[Records from a collection]
··········

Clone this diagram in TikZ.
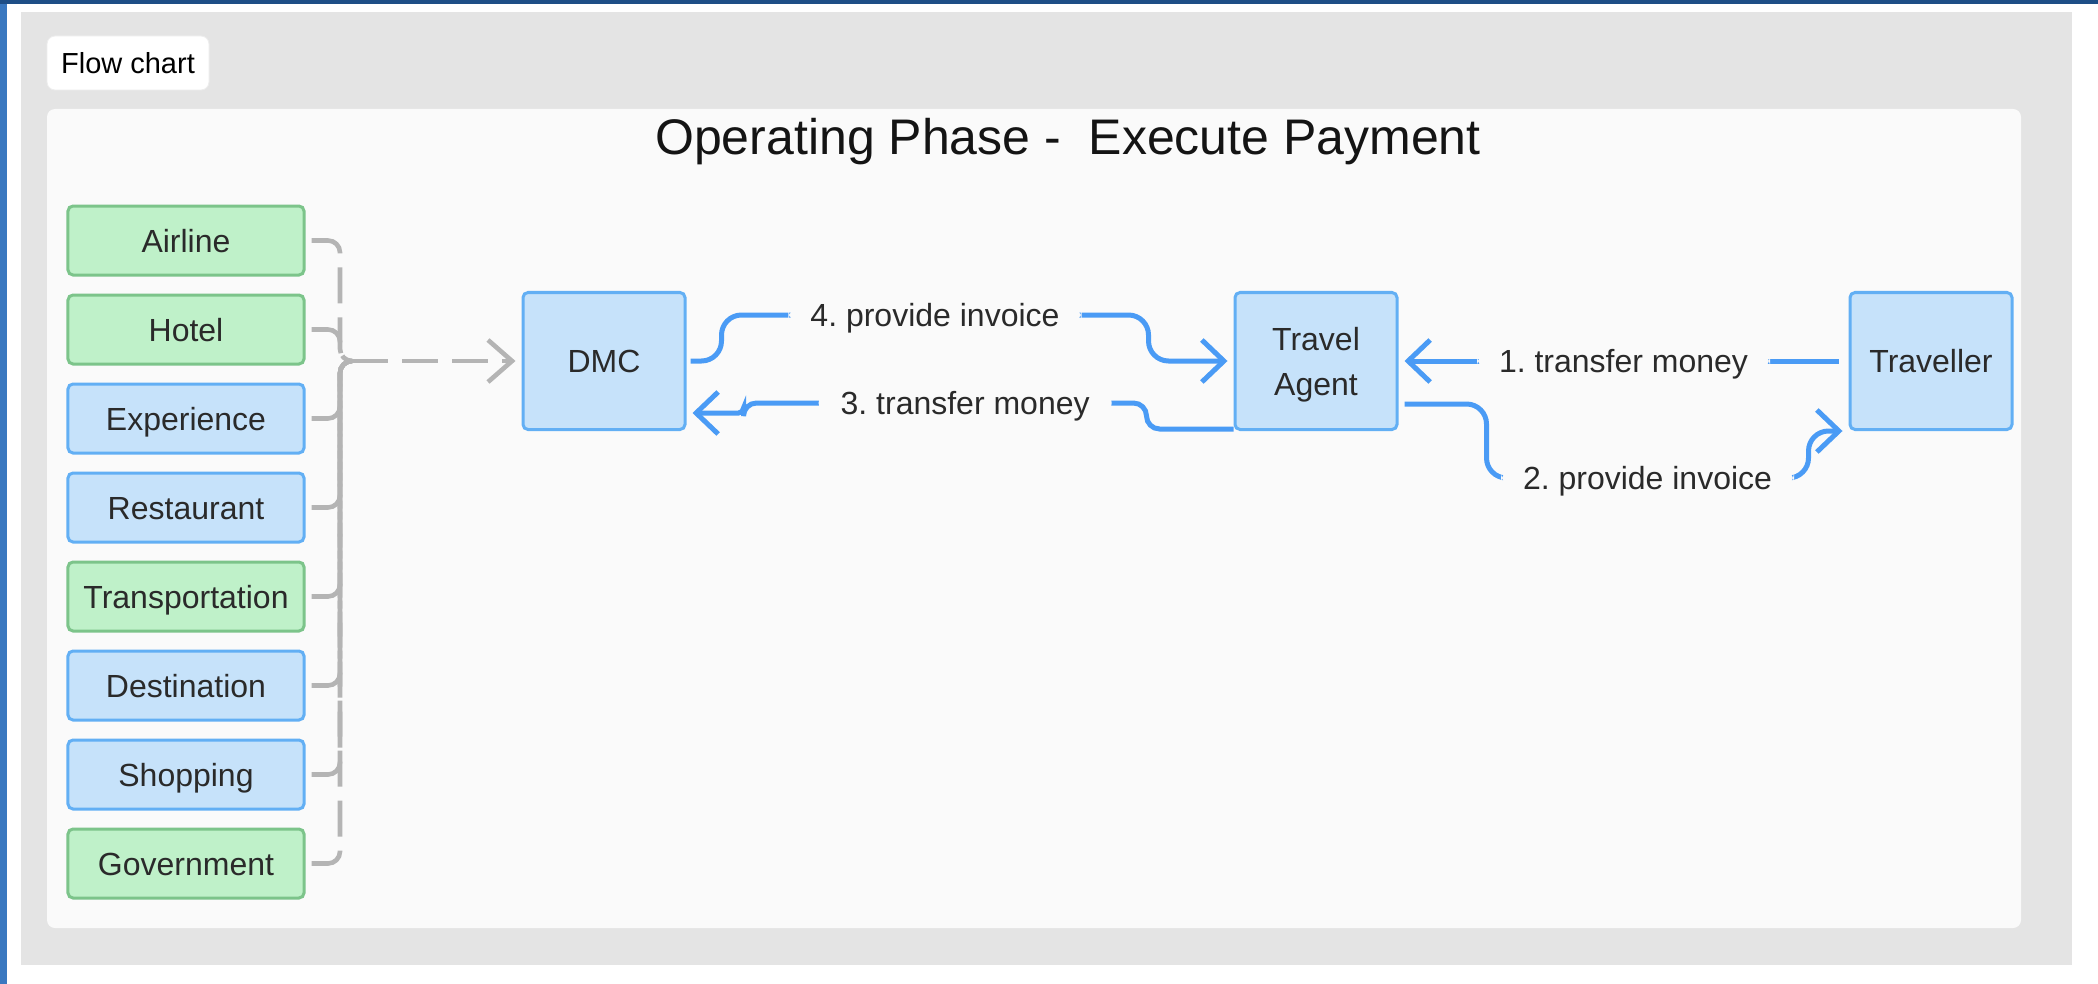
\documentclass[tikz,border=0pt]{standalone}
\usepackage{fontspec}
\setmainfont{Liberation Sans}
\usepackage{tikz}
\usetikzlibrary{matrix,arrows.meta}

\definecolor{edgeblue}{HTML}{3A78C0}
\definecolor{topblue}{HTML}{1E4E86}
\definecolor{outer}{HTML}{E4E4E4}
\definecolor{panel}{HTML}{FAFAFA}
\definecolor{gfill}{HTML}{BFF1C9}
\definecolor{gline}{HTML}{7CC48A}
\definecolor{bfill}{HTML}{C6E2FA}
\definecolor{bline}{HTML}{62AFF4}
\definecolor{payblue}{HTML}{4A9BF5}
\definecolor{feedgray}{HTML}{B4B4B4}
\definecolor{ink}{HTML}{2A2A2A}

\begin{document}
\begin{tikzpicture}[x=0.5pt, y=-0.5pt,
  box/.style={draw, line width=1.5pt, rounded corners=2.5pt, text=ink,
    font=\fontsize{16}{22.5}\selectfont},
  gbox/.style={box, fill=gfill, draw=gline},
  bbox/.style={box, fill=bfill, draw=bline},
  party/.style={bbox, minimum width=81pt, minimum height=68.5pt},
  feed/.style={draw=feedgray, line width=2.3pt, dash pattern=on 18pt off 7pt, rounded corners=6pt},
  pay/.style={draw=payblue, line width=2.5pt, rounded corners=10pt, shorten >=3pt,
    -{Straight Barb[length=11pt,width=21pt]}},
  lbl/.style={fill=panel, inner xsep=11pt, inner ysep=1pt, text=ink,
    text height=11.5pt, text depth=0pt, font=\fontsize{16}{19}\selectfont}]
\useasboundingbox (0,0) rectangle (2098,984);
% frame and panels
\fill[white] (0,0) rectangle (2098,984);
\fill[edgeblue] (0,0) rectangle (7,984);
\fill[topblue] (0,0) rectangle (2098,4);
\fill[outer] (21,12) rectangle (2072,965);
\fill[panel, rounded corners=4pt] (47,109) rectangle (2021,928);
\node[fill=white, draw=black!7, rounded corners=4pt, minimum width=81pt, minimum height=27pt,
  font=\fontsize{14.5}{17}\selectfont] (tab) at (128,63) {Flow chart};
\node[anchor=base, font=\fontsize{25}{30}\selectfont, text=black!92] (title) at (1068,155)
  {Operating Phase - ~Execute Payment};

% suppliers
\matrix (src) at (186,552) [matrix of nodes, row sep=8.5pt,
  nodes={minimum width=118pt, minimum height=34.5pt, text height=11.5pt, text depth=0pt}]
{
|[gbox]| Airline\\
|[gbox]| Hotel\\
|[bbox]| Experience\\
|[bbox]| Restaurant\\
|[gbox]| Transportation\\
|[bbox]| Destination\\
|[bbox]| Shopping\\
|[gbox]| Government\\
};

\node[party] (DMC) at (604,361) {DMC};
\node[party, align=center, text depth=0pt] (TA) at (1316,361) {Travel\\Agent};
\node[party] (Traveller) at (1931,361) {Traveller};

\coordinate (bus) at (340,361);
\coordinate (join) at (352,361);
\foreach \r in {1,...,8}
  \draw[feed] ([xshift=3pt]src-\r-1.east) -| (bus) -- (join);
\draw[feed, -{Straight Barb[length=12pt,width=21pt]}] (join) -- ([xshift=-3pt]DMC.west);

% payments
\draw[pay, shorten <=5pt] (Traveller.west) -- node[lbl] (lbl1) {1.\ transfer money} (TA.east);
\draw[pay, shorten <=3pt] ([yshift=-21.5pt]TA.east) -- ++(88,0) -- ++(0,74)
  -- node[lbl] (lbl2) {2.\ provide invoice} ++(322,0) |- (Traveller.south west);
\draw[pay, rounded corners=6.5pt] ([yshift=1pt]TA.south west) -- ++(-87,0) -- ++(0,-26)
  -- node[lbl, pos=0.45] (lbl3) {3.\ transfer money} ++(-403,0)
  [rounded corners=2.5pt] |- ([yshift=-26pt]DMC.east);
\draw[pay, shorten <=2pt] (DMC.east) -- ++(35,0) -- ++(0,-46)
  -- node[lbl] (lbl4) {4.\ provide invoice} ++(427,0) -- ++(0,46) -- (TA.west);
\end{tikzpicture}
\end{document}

··········

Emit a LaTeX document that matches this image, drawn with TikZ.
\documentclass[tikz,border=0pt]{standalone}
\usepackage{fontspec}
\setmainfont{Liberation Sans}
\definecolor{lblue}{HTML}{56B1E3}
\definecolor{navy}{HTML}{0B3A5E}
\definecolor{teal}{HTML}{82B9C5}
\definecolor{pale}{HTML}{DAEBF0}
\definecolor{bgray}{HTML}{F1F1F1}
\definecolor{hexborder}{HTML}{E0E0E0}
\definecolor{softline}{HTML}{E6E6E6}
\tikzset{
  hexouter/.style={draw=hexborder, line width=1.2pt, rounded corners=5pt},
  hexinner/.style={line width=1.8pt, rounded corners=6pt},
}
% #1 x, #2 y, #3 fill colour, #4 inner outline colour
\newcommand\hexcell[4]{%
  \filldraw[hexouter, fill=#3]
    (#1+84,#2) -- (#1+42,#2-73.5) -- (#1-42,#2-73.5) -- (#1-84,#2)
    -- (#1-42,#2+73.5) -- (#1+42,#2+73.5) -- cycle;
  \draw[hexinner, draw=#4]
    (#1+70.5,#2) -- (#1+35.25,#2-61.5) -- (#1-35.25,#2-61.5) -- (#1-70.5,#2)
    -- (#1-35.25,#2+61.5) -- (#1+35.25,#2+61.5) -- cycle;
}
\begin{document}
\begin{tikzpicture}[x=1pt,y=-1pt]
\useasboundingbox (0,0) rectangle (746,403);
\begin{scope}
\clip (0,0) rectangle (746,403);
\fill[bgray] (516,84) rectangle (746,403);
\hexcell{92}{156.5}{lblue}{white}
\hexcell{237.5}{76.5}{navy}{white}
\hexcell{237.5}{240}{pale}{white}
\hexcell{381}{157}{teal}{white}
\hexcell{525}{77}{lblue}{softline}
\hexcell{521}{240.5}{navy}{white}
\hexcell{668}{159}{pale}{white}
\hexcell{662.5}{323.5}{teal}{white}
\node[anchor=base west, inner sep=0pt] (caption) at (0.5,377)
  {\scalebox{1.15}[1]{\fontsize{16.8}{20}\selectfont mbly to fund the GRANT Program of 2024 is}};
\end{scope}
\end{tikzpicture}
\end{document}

··········

EXERCISE DIRECTIONS:
Write out exactly the lines from the one that has "Clone this diagram in TikZ." down to the one that has "Phase - ~Execute", including both. Pictures stay out of the copy.

SOLUTION:
Clone this diagram in TikZ.
\documentclass[tikz,border=0pt]{standalone}
\usepackage{fontspec}
\setmainfont{Liberation Sans}
\usepackage{tikz}
\usetikzlibrary{matrix,arrows.meta}

\definecolor{edgeblue}{HTML}{3A78C0}
\definecolor{topblue}{HTML}{1E4E86}
\definecolor{outer}{HTML}{E4E4E4}
\definecolor{panel}{HTML}{FAFAFA}
\definecolor{gfill}{HTML}{BFF1C9}
\definecolor{gline}{HTML}{7CC48A}
\definecolor{bfill}{HTML}{C6E2FA}
\definecolor{bline}{HTML}{62AFF4}
\definecolor{payblue}{HTML}{4A9BF5}
\definecolor{feedgray}{HTML}{B4B4B4}
\definecolor{ink}{HTML}{2A2A2A}

\begin{document}
\begin{tikzpicture}[x=0.5pt, y=-0.5pt,
  box/.style={draw, line width=1.5pt, rounded corners=2.5pt, text=ink,
    font=\fontsize{16}{22.5}\selectfont},
  gbox/.style={box, fill=gfill, draw=gline},
  bbox/.style={box, fill=bfill, draw=bline},
  party/.style={bbox, minimum width=81pt, minimum height=68.5pt},
  feed/.style={draw=feedgray, line width=2.3pt, dash pattern=on 18pt off 7pt, rounded corners=6pt},
  pay/.style={draw=payblue, line width=2.5pt, rounded corners=10pt, shorten >=3pt,
    -{Straight Barb[length=11pt,width=21pt]}},
  lbl/.style={fill=panel, inner xsep=11pt, inner ysep=1pt, text=ink,
    text height=11.5pt, text depth=0pt, font=\fontsize{16}{19}\selectfont}]
\useasboundingbox (0,0) rectangle (2098,984);
% frame and panels
\fill[white] (0,0) rectangle (2098,984);
\fill[edgeblue] (0,0) rectangle (7,984);
\fill[topblue] (0,0) rectangle (2098,4);
\fill[outer] (21,12) rectangle (2072,965);
\fill[panel, rounded corners=4pt] (47,109) rectangle (2021,928);
\node[fill=white, draw=black!7, rounded corners=4pt, minimum width=81pt, minimum height=27pt,
  font=\fontsize{14.5}{17}\selectfont] (tab) at (128,63) {Flow chart};
\node[anchor=base, font=\fontsize{25}{30}\selectfont, text=black!92] (title) at (1068,155)
  {Operating Phase - ~Execute Payment};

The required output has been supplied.